───── COLLECTED DATA

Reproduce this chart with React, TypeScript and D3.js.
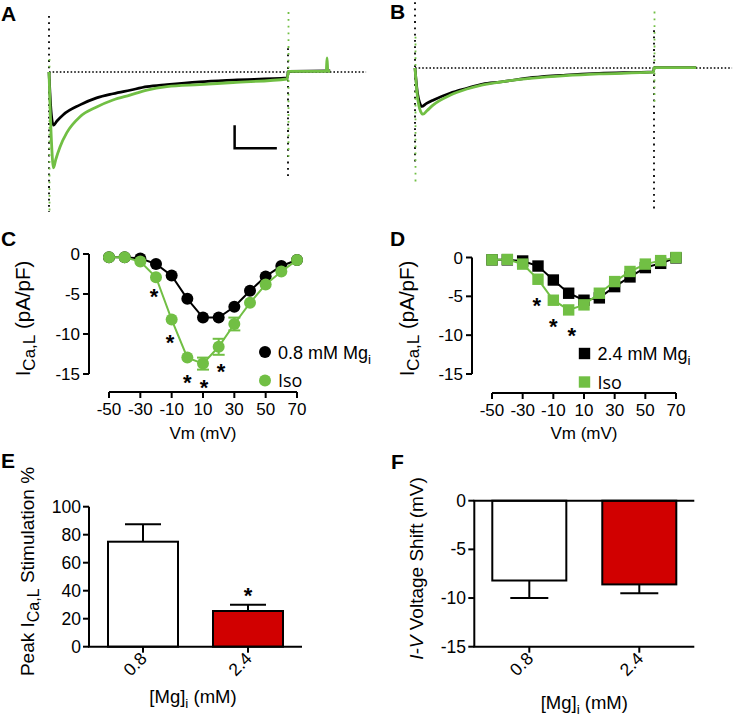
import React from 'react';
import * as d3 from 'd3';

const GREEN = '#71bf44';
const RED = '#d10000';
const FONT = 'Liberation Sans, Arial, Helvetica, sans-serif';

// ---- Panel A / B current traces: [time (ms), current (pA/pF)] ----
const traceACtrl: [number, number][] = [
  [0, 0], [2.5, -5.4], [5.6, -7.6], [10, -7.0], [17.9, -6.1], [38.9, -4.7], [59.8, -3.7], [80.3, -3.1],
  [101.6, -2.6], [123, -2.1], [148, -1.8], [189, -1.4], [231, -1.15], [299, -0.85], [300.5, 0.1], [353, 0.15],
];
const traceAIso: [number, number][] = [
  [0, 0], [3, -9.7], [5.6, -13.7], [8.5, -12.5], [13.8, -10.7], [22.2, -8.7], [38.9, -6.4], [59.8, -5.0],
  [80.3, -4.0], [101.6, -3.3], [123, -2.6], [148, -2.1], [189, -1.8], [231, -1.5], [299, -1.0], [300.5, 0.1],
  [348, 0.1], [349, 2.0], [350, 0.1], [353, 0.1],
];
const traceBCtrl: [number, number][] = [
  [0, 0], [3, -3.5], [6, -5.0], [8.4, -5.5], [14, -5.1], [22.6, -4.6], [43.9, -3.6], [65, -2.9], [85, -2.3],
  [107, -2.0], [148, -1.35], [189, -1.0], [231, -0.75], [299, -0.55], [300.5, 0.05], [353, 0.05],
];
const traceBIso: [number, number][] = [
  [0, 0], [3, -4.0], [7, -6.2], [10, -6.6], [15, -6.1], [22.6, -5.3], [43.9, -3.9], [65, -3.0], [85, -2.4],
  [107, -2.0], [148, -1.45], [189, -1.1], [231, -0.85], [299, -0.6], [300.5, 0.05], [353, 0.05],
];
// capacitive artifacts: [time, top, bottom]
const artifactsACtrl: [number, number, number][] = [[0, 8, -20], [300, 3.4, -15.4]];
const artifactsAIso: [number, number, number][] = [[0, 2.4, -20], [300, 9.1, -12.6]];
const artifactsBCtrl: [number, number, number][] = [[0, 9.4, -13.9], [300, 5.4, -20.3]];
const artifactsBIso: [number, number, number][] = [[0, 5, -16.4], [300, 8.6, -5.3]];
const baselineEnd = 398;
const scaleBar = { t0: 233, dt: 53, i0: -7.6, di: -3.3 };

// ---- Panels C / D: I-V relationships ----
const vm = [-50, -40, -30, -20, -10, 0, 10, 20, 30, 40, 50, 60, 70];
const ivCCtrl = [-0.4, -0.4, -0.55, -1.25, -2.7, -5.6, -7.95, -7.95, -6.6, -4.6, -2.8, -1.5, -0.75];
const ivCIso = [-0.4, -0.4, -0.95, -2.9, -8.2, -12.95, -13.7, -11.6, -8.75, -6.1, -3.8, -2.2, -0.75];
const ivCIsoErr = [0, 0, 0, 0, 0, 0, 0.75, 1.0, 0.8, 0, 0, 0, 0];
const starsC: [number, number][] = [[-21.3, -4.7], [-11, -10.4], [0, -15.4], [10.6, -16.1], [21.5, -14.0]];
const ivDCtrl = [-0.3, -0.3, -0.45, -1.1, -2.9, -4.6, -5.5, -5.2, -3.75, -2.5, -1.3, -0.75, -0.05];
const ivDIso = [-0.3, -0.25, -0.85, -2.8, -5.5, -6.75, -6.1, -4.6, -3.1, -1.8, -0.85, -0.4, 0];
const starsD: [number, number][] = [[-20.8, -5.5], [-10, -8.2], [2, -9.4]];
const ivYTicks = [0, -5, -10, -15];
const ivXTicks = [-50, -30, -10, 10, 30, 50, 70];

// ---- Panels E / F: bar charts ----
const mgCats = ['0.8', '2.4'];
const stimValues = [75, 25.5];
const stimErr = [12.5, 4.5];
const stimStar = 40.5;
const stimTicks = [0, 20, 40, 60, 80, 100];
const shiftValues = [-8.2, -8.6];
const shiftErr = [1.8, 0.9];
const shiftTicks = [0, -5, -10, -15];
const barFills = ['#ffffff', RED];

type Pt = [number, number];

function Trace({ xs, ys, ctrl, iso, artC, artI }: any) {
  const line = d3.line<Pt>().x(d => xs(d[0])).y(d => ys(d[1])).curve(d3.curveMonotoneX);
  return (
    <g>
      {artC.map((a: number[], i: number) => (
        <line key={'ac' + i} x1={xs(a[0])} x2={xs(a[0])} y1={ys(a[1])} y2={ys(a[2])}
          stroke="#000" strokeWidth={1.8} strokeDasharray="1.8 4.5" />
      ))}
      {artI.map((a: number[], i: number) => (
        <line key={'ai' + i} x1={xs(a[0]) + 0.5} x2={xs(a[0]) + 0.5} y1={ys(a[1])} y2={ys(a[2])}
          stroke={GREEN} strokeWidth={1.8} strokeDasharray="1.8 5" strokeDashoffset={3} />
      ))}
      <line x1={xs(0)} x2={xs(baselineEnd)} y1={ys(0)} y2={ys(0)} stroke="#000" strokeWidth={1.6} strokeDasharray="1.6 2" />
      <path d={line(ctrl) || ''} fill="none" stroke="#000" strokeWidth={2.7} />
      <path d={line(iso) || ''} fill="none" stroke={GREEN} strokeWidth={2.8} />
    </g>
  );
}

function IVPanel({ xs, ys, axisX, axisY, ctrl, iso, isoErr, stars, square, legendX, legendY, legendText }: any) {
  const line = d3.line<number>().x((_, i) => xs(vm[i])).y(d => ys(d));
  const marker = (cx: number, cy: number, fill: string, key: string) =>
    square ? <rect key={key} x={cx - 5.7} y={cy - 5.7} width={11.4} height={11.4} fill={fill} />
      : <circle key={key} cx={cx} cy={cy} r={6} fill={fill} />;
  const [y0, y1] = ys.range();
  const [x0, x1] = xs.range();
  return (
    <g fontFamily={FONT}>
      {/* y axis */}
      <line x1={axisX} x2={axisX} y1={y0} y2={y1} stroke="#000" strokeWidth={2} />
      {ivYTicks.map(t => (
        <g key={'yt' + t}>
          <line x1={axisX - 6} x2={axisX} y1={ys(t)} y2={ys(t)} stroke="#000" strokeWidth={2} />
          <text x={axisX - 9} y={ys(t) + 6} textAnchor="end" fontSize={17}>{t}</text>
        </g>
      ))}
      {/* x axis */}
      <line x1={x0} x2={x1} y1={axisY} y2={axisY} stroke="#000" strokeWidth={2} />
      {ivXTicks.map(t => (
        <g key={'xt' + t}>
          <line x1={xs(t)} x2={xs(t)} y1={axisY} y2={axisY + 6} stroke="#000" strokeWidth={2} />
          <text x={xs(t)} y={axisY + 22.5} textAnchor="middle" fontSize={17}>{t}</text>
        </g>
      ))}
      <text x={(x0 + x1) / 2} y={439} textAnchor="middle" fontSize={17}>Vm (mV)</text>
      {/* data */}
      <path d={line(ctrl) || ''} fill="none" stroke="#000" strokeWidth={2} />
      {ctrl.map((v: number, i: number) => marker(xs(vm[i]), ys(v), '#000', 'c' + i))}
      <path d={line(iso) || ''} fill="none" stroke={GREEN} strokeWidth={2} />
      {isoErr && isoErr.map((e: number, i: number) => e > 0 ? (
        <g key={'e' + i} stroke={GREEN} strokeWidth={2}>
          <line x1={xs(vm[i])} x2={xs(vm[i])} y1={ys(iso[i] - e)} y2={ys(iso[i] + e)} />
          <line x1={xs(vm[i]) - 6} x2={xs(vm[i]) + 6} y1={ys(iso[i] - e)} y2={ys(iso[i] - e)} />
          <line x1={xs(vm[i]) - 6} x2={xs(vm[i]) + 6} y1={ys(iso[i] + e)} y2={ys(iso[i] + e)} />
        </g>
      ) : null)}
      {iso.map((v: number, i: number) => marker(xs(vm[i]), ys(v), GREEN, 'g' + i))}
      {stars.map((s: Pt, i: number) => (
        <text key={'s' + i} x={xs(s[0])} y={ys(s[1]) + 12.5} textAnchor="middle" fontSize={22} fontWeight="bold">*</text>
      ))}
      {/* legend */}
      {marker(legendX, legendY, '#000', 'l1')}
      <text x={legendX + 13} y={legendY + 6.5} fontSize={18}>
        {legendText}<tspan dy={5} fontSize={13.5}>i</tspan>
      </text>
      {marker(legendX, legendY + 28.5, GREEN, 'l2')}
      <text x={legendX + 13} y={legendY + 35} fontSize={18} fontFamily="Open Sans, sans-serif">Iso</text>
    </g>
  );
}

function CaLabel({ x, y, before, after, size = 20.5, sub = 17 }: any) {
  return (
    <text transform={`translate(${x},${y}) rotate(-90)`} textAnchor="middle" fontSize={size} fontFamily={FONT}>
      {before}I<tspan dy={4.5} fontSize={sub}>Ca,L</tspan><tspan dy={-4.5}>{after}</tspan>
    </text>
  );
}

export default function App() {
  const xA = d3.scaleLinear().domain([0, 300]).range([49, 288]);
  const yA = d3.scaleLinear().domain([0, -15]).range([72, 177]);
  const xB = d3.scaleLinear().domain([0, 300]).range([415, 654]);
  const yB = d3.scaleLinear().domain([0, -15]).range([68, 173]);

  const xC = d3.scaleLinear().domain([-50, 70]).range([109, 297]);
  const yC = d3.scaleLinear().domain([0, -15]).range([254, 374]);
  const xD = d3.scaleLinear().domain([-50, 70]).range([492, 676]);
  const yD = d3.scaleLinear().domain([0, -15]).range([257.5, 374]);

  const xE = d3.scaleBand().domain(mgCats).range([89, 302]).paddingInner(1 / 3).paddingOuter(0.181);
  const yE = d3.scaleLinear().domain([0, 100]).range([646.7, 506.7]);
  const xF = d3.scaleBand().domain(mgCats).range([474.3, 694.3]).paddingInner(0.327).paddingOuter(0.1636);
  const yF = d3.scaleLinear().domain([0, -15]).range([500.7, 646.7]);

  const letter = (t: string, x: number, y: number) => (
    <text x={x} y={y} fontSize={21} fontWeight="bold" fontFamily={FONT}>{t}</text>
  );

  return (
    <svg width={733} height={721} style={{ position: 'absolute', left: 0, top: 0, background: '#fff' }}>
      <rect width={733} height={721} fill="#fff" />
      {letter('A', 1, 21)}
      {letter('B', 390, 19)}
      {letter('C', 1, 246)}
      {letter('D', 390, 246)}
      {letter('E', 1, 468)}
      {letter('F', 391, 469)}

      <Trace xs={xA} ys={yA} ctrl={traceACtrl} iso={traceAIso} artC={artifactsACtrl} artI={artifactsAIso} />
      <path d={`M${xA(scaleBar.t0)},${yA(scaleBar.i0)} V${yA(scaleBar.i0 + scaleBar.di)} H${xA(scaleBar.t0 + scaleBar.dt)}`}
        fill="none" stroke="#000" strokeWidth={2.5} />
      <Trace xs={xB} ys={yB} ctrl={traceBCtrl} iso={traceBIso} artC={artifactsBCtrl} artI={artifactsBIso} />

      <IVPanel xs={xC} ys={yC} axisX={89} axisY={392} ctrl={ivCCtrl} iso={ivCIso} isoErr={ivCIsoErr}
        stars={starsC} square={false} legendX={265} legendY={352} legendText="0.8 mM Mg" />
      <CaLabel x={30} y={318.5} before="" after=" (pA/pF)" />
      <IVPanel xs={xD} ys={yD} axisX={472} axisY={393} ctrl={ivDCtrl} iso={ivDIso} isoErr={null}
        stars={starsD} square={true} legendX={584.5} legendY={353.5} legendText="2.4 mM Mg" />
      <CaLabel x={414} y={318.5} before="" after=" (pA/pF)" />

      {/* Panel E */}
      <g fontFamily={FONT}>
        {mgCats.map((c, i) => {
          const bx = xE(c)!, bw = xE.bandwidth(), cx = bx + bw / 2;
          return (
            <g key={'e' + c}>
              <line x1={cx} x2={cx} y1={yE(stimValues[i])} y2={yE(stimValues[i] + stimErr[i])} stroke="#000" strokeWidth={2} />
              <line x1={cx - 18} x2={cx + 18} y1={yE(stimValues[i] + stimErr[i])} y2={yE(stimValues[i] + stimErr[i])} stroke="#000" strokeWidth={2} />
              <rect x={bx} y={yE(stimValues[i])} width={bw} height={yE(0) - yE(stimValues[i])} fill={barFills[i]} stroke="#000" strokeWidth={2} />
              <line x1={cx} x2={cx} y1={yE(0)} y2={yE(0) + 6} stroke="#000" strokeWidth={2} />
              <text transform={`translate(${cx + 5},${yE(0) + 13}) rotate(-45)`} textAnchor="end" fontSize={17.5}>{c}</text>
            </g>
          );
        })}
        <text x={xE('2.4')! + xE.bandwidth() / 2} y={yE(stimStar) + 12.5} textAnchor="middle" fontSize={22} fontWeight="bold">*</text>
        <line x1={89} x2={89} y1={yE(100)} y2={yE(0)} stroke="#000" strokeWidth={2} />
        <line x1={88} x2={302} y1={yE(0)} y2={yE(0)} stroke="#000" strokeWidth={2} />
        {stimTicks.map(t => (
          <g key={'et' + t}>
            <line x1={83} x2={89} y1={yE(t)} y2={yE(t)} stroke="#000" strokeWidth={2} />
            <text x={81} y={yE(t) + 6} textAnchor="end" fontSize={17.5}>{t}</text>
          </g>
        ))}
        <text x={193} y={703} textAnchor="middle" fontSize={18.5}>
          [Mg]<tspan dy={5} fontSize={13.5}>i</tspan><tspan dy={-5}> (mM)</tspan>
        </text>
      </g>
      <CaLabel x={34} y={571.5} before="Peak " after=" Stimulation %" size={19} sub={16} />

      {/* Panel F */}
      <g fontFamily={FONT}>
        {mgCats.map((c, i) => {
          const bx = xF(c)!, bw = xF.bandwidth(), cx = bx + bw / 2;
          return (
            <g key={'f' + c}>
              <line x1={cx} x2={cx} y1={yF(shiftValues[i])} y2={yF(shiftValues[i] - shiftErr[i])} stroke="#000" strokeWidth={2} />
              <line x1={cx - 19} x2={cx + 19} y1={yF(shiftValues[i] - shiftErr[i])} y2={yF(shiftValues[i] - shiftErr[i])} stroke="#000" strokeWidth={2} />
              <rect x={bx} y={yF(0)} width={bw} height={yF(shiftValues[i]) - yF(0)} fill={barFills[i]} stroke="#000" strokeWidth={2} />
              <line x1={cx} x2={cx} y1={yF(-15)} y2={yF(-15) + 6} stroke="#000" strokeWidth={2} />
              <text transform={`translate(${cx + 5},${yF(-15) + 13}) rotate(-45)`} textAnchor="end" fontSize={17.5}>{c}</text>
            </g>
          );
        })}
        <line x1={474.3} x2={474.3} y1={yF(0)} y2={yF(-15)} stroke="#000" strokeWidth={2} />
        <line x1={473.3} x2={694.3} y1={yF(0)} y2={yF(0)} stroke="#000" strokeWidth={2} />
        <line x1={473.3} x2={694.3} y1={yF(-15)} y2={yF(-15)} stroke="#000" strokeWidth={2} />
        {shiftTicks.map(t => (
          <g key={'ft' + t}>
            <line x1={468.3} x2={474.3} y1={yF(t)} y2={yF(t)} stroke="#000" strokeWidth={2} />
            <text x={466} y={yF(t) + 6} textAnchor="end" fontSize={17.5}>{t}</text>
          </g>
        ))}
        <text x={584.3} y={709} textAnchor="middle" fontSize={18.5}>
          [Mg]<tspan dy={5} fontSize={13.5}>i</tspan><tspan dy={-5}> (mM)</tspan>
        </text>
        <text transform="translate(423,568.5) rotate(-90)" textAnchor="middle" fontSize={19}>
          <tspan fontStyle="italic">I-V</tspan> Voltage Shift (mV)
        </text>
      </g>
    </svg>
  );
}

──────────

REQUIREMENT: Starting at the first line of the material, output exactly the lines up to and including the one with "const FONT = 'Liberation". Do not include the pictures.

ANSWER TO THIS TASK:
Reproduce this chart with React, TypeScript and D3.js.
import React from 'react';
import * as d3 from 'd3';

const GREEN = '#71bf44';
const RED = '#d10000';
const FONT = 'Liberation Sans, Arial, Helvetica, sans-serif';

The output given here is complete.